Short exercise: Where a line holds "LaTeX", copy it.

====================

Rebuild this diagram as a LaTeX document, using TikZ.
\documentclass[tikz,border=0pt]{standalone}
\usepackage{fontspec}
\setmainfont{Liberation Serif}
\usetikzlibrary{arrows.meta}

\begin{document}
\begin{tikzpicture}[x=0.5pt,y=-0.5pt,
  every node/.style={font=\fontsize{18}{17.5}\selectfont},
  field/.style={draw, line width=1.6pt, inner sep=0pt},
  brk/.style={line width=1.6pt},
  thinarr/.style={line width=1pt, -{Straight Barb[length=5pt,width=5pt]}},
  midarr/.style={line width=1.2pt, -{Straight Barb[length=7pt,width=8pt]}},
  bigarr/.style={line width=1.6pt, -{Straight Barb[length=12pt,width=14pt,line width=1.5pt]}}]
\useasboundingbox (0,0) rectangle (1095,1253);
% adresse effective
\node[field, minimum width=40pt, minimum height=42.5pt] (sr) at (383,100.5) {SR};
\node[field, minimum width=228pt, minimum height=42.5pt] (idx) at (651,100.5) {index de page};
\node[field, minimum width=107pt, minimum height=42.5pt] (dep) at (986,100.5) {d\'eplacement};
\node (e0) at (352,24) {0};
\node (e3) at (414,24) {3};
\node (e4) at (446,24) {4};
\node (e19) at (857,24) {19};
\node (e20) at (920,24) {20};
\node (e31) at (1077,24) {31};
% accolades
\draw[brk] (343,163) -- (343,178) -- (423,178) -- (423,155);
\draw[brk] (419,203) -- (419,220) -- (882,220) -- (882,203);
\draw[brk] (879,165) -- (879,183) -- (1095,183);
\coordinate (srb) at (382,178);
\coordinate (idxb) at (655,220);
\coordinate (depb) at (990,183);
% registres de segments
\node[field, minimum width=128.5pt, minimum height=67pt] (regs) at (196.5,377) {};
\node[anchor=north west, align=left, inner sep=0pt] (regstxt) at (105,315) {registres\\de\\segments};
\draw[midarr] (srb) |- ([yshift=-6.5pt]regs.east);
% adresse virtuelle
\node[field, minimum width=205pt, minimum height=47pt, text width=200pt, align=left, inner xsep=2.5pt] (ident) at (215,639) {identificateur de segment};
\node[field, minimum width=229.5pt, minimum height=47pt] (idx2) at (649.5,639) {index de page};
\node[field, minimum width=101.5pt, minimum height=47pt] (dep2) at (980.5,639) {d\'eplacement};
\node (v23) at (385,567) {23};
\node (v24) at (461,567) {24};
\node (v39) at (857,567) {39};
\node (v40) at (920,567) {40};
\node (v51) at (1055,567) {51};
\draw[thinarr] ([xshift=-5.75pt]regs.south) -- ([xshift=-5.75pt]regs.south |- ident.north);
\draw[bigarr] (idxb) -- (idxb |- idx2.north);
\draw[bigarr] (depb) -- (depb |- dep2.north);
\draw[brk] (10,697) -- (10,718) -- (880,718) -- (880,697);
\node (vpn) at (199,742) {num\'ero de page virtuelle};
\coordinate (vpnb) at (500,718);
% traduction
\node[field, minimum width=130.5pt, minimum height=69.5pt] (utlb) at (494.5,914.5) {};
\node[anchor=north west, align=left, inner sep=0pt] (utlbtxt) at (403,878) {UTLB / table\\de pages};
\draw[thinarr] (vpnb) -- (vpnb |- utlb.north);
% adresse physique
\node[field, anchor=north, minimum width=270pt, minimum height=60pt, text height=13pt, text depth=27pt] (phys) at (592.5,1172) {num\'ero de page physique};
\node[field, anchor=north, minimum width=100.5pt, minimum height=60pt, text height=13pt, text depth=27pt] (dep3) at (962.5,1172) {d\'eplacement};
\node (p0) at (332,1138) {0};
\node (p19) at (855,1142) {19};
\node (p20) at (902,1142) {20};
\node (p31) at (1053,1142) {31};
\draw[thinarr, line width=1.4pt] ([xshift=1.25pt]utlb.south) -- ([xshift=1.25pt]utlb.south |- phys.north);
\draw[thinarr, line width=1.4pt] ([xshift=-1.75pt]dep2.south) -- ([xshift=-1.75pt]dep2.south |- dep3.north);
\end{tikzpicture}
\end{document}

====================

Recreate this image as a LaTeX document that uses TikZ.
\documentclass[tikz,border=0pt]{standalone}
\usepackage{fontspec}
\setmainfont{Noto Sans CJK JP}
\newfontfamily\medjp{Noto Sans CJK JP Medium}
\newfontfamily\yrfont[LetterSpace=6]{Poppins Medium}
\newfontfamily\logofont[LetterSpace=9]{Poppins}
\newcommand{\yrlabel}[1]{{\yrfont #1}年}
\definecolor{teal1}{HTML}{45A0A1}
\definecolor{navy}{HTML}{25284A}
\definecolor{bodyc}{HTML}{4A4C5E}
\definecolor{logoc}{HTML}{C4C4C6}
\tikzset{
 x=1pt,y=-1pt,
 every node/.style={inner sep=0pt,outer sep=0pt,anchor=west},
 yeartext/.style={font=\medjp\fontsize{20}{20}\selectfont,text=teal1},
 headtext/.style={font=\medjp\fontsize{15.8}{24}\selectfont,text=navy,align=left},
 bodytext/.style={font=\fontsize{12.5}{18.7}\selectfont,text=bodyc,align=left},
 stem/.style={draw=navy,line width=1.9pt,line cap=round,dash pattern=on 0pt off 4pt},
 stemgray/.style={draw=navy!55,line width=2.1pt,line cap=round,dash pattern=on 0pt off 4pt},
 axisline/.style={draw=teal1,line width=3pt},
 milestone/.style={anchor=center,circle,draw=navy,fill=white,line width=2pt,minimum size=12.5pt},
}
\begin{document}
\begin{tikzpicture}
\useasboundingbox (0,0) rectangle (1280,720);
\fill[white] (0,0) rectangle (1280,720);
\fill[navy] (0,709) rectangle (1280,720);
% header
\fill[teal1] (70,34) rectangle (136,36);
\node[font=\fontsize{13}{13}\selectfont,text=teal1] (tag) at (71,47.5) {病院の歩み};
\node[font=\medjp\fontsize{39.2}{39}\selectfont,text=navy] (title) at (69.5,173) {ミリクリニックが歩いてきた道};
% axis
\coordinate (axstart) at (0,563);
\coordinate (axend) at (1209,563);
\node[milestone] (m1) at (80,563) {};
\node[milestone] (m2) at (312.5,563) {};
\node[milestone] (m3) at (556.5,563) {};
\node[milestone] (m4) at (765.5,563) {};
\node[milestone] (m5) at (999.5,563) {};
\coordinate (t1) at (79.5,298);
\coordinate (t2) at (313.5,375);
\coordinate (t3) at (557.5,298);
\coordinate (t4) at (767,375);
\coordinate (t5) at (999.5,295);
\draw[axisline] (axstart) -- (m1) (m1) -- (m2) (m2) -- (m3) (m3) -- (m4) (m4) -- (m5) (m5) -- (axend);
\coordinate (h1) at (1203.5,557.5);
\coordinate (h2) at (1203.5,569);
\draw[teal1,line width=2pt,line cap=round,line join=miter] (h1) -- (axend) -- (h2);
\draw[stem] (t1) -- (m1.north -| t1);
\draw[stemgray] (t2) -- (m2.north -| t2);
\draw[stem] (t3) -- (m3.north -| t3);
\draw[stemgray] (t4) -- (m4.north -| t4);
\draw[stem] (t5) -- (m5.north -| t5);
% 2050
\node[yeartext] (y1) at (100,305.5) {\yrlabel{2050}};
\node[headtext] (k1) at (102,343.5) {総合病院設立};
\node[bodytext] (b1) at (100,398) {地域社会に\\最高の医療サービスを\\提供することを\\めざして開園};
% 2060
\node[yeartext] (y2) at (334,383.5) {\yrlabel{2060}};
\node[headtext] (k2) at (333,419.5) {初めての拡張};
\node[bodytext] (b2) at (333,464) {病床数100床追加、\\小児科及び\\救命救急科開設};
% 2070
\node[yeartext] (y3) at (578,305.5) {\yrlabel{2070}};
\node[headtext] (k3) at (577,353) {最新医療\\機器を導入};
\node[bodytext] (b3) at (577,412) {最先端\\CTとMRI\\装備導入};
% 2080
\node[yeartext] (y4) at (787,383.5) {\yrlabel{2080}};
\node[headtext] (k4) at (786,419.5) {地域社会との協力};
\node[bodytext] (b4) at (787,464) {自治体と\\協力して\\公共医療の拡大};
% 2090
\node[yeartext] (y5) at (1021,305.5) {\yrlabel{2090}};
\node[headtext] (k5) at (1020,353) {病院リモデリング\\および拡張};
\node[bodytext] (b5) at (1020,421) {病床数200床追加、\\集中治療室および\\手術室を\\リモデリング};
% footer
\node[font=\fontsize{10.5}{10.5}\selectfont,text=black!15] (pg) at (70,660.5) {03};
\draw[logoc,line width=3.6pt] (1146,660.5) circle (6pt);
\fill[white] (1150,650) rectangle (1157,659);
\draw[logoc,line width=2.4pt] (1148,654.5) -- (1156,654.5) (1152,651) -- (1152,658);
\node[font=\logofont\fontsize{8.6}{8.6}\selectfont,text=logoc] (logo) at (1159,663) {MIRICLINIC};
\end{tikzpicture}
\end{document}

====================

Result of this exercise:
Rebuild this diagram as a LaTeX document, using TikZ.
Recreate this image as a LaTeX document that uses TikZ.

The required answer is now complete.